I also have this idea that the so-called leaders of major followings weren’t “ists” of those followings. (Buddha probably wasn’t a Buddhist, for example.) That is, they weren’t preoccupied with themselves as personalities. They didn’t need to be—they were busy getting on with their day. And they were their own arbiters of reference points.

 

Those who came after were the ists.

 

However, in the sense of being a creator—that is, at the very, very least, acknowledging some modicum of ownership of one’s own perceptions—everyone is in fact “the leader."


* * *


ON ANOTHER NOTE, relative to ists and isms, consider that paradoxical koan people used to parrot—“If you meet the Buddha on the road, kill him.”

 

Obviously, this rather violent directive isn’t meant to be taken literally. Rather, it’s a convenient little mnemonic whose very jarringness helps keep it front of mind.

 

Actually, the phrase may be better expressed by adding a couple of quote marks around the words Buddha and him: “If you see the ‘Buddha’ on the road, kill ‘him’.”

 

Adding the quote marks turns out to be the enlightenment part the koan purposely obscured.

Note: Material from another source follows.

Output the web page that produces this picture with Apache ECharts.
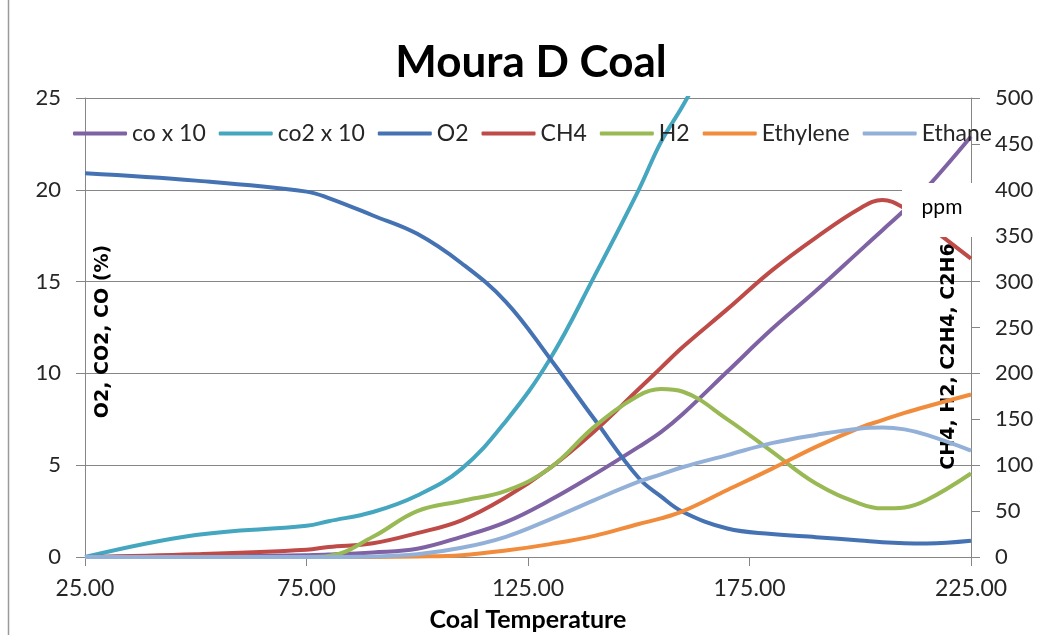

They take away the intended confusion by delivering a metalevel view—a larger context—meaning everything can stay the same, the new view’s just different and less complicated. (It’s somewhat like simplifying a complicated algebra equation with a nice little calculus formula.)

 

That is, if you’re in the land of concepts (labels, perceptual filters, words, etc.) and have forgotten your share of ownership in them, wielding the above koan is a way to “kill” their seeming concreteness. You simply recognize them for what they are and go on your way.